On 27 July 2023 TGSC had the award winning writer Debra Adelaide read the title chapter from The Innocent Reader: Reflections on Reading & Writing. She spoke about the interactive nature of writing and reading, the separation between writer and reader and the difficulty of letting go of the book you have written to be in another’s hands to do with what they will. Certainly, “reading and writing is an intimate conversation between two minds”.
We then heard from Loretta Jessop’s work in progress called Phoney (a tip of the hat to Catcher in the Rye). Loretta perfectly captured the angst of a twenty something young woman living in a share house in Sydney’s inner west, trying to look and act like she has it all together, while struggling with her own sensitivity to and cynicism about life. Her descriptions of the train lines and streets we all know in the Inner West adding rich context to the work.
Open mike was a diversity of form, from poetry to prose and everything in between. From beat poetry to Beowulf reimagined. From suburban humorous prose to gloriously observed life in the 2020s.
Due to demand the next TGSC will be open mike only to allow more time for new writers to read.
Image: Gregory Ferris
Dr Debra Adelaide
Debra is the author or editor of 18 books, including fiction, non-fiction, edited collections and reference works. Her 2018 novel, The Household Guide to Dying, was published to acclaim in Australia and around the world, and was short- and long-listed for several literary awards, including the former international Orange Prize, now the Women’s Prize, for fiction. Other fiction includes Letter to George Clooney (2013), which was shortlisted for the Nita B. Kibble Award, The Women’s Pages (2015), and Zebra (2019), winner of the short story category in the Queensland Literary Awards. Her most recent books are The Innocent Reader: reflections on reading & writing (2019) and Creative Writing Practice: reflections on form & process (ed with Sarah Attfield, 2021). Debra Adelaide taught creative writing for 20 years and is now an Adjunct Associate Professor at the University of Technology Sydney. She lives and writes on Bidjigal country in Sydney’s inner west.
Lorretta Jessop
Lorretta Jessop’s two favourite things in the world are observing people and finding out what makes people tick. She will accompany a stranger into the Qantas lounge, unabashedly strike up conversation with one of the Prime Minister’s minders and she’ll definitely heckle real estate agents at an auction.

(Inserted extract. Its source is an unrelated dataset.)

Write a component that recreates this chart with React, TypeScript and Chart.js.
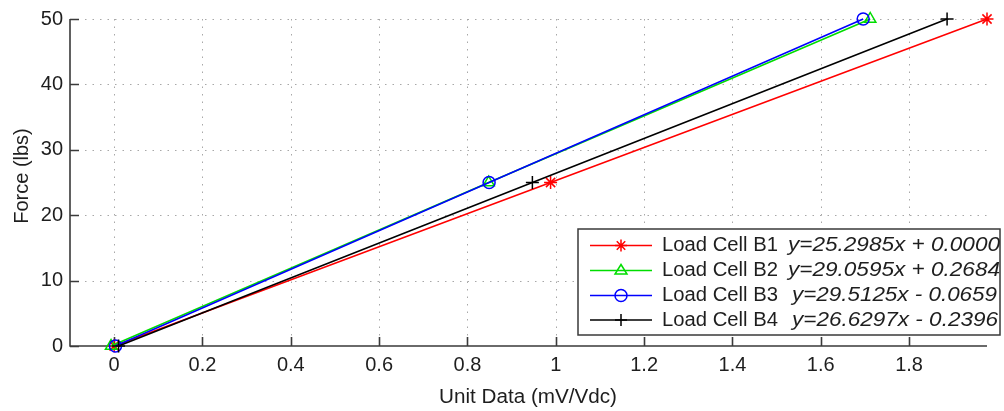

She works as an Executive Officer at one of the largest NSW Government agencies, which provides Lorretta boundless material for her first novel; Phoney. Inspired by Catcher in the Rye, Phoney follows a public servant flunkee over the course of several days as she traverses Sydney, illuminating themes of morality, identity, belonging, and connection.
Lorretta also co-produces the community radio segment, The Writer’s Channel, where she and her close friend Maria Issaris talk to emerging writers about their creative process.